Sarah Palin won’t rule out 2012 run
Reporting from Washington — Fresh off her speech to the Tea Party Convention, former Alaska Gov. Sarah Palin on Sunday left open the possibility that she would run for president in 2012 and asserted that President Obama would lose if the election were held today.
Appearing on “Fox News Sunday,” Palin was asked about a recent poll that showed her topping a field of potential Republican candidates by 5 percentage points. She told interviewer Chris Wallace that she would run for the 2012 GOP nomination “if I believed that that is the right thing to do for our country and for the Palin family.”
“I think that it would be absurd to not consider what it is that I can potentially do to help our country,” she added.
Palin’s political ambitions are getting renewed attention after her address to the convention Saturday in Nashville. At one point during her address, a buoyant crowd burst into a chant of, “Run, Sarah, run.”

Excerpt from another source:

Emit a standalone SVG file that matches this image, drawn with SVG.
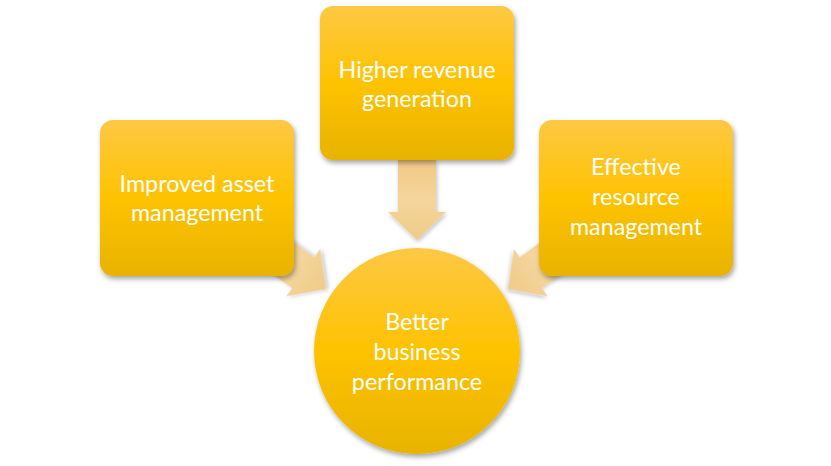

She seemed willing. As John McCain’s vice presidential nominee in 2008, she was criticized by some members of his campaign staff as ill-informed on global and national issues. Since her resignation as governor, she said, she is more conversant with issues outside Alaska.
“Now, of course, my focus has been enlarged,” she said Sunday. “So I sure as heck better be more astute on these current events, national issues than I was two years ago.”
Whatever Palin’s intentions, it does her no harm to leave her options open, said one Republican strategist.
“This far out from the election, it would be insane for her to rule out running even if she has no intention of actually doing it,” Todd Harris said in an interview Sunday. “As long as the possibility is out there, it helps add to her cachet. It adds to her political power. And, frankly, it helps fill seats at rallies and sell books.”
Palin predicted Obama would be a one-term president unless he changed strategy. If he should play “the war card” and “declare war on Iran,” that might change public opinion in Obama’s favor, she said.
Asked by Wallace if she meant Obama might “cynically play the war card,” Palin said, “Things would dramatically change if he decided to toughen up and do all that he can do to secure our nation and our allies.”
Palin also had harsh words for Atty. Gen. Eric H. Holder Jr. and White House Chief of Staff Rahm Emanuel. Both should resign, she said: “I think these guys are giving our president wrong advice.”
Emanuel apologized last week for referring to a group of liberal Democrats as “retarded.” Palin has a child with Down syndrome.
As for Holder, she charged that he is giving terrorists constitutional protections they don’t merit. Holder made the decision to try Sept. 11 suspects in civilian court rather than in a military tribunal.